[A block of data]
━━━━━━━━━━━━━━━━━━━━━━━━━━━━━━

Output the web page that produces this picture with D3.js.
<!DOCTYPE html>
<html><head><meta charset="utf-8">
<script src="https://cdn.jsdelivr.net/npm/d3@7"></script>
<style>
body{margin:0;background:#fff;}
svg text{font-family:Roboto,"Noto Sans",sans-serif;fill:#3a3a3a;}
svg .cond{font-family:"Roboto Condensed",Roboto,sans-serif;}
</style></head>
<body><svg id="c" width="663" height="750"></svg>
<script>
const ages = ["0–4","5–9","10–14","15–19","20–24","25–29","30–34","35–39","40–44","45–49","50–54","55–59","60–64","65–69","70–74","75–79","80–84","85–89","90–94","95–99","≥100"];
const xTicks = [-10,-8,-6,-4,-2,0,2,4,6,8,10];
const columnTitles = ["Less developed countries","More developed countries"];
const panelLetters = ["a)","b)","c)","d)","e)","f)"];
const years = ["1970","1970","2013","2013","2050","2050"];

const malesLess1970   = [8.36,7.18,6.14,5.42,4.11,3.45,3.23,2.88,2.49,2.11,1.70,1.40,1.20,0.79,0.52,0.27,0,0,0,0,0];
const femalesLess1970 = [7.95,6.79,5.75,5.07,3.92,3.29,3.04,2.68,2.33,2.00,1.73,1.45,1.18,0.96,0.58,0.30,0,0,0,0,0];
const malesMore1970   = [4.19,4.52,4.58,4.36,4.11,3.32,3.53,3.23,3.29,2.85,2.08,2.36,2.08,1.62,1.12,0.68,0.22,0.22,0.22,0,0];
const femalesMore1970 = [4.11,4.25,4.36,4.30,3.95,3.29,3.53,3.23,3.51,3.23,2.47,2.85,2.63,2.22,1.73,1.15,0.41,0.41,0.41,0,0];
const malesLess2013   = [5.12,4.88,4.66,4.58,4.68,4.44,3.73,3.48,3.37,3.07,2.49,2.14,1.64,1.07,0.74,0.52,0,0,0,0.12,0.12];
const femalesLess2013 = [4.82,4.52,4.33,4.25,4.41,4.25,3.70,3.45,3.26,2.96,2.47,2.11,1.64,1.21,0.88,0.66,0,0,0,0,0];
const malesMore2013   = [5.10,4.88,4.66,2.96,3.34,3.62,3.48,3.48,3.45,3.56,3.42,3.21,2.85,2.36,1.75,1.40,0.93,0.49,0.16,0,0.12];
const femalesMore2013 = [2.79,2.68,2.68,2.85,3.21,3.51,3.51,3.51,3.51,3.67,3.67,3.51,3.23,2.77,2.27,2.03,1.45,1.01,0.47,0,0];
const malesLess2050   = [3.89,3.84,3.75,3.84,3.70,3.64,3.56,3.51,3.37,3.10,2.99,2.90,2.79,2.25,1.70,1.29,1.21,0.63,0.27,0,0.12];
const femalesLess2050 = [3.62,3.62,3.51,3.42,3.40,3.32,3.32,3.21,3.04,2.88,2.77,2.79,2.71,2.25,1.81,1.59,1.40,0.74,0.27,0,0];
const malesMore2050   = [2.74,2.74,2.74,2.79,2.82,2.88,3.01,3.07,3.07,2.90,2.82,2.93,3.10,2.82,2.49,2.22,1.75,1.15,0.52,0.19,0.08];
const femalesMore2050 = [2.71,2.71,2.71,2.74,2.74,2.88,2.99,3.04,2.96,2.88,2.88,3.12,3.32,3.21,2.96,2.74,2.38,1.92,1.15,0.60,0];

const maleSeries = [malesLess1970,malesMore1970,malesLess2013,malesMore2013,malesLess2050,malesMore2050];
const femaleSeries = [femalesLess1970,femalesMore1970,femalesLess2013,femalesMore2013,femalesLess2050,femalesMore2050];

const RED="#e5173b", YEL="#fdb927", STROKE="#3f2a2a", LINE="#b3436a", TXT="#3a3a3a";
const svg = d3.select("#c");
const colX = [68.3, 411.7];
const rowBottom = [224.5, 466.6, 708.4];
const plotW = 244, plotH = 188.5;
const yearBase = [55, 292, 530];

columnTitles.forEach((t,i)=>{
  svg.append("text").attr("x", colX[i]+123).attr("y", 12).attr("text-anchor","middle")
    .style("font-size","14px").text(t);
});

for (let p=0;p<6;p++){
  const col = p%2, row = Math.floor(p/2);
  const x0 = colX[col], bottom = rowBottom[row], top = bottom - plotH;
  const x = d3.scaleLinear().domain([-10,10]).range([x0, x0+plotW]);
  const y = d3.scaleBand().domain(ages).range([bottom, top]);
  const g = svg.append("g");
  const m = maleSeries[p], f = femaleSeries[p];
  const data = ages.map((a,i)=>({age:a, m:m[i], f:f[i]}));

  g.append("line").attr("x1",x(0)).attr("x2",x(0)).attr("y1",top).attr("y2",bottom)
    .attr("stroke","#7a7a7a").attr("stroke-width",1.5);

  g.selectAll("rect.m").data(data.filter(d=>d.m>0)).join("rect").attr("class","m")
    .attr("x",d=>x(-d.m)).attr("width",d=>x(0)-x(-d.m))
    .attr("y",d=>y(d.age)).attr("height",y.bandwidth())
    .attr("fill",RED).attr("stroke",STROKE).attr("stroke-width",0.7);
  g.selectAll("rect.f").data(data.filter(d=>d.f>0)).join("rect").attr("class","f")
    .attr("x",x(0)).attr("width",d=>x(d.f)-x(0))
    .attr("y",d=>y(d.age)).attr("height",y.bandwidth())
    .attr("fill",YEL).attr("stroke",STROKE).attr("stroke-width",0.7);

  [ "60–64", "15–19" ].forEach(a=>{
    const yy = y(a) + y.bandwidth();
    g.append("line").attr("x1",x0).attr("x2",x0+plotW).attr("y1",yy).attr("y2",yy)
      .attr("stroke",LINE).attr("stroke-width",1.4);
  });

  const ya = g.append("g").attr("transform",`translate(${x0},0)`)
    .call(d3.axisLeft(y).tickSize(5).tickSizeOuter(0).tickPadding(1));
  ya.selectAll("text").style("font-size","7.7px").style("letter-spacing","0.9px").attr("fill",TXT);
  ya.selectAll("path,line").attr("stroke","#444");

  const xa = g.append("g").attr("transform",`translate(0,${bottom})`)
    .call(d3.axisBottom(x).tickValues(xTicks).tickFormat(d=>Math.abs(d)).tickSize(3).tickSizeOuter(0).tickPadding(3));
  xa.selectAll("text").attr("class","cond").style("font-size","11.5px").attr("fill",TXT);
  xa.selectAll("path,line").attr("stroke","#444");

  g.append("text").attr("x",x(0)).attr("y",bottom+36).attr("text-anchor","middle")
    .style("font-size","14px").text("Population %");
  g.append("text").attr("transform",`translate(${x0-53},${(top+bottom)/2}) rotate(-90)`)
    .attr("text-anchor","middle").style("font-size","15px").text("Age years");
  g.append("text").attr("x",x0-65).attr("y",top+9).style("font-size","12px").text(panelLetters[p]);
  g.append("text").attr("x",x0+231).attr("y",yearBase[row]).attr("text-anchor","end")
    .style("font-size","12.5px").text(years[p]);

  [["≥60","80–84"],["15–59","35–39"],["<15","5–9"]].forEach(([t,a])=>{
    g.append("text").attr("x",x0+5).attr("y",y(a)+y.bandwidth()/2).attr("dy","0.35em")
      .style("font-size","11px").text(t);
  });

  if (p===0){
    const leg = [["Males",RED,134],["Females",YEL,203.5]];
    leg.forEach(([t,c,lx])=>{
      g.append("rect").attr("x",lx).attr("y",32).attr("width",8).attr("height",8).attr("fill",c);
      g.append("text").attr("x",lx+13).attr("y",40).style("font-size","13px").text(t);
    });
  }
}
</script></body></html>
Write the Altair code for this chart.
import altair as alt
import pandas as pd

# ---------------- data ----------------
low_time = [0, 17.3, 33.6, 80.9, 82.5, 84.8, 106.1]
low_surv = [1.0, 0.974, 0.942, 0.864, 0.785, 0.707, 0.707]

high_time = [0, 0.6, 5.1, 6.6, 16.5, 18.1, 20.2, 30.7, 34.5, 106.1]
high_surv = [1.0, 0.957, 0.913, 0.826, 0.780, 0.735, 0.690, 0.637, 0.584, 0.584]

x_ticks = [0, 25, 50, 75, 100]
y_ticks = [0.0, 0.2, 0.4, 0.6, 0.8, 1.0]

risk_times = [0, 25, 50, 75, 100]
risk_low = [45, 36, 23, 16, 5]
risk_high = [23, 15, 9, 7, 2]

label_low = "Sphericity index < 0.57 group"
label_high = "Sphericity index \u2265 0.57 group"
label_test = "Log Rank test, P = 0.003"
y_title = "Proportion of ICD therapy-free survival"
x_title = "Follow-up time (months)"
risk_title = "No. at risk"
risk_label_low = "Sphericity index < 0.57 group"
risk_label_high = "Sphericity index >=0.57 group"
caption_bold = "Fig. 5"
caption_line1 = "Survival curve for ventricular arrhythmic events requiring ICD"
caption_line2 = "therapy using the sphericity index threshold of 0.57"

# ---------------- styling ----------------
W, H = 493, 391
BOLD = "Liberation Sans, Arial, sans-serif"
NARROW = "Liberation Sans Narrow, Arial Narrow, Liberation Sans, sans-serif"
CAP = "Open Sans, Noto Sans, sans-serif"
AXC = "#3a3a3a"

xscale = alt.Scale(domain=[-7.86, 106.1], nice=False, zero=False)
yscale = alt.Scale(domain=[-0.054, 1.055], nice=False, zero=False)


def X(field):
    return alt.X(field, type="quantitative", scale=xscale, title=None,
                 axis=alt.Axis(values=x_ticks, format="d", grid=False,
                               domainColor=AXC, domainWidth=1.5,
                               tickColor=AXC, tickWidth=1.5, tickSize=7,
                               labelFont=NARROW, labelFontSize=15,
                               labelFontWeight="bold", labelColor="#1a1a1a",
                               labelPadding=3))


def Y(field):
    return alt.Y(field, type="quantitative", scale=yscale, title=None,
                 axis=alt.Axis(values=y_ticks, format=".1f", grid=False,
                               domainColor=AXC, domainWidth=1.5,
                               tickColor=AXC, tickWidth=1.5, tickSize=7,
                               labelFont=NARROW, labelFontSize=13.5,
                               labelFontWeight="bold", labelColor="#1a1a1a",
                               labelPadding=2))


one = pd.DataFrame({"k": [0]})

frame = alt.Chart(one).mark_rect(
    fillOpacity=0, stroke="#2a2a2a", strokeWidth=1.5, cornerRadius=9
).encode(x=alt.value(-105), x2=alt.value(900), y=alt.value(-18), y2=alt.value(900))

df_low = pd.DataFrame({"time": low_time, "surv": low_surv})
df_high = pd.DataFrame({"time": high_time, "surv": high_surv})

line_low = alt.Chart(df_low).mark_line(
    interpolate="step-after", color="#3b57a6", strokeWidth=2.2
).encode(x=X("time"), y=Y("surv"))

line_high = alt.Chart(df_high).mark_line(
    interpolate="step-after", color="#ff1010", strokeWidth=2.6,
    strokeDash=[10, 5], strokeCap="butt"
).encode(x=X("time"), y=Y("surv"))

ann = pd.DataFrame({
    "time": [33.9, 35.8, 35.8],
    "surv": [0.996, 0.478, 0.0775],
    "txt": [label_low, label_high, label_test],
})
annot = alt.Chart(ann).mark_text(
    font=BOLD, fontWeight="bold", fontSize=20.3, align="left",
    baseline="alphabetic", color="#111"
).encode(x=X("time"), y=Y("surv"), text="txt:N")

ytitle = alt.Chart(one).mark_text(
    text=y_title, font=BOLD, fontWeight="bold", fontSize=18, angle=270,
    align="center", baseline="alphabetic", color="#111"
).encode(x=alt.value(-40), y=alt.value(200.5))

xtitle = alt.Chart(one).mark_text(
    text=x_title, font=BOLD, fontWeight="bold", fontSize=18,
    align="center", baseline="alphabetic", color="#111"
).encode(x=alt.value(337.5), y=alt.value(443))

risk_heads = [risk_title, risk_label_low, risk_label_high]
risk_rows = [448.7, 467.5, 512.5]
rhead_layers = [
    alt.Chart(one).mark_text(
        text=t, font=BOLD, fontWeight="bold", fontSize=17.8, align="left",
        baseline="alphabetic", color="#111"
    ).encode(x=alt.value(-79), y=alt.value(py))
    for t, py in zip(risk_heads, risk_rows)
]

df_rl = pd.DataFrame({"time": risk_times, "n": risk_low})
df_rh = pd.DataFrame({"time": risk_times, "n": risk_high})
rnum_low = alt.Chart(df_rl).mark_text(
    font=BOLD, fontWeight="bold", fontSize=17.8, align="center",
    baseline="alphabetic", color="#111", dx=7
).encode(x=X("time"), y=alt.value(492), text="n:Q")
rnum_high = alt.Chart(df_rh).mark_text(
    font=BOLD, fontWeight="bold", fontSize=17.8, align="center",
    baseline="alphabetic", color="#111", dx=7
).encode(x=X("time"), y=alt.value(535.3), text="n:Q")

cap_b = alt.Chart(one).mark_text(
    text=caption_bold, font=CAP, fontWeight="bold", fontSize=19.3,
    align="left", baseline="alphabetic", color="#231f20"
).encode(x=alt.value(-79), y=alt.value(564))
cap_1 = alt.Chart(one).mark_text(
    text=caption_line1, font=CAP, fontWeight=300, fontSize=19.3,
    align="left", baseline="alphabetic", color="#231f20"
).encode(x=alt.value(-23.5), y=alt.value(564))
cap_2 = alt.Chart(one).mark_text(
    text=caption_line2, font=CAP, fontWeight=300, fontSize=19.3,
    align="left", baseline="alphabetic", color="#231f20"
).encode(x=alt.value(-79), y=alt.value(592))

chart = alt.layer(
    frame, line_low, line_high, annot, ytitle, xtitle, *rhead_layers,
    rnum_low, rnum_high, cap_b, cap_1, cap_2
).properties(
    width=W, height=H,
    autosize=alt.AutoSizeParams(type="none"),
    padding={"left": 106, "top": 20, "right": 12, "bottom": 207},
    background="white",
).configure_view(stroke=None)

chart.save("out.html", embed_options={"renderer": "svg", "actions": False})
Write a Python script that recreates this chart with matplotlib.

━━━━━━━━━━━━━━━━━━━━━━━━━━━━━━

_PROBLEM_
Gather every line from the entries above where the word "that" appears, and copy them.

_THE RESPONSE_
Output the web page that produces this picture with D3.js.
Write a Python script that recreates this chart with matplotlib.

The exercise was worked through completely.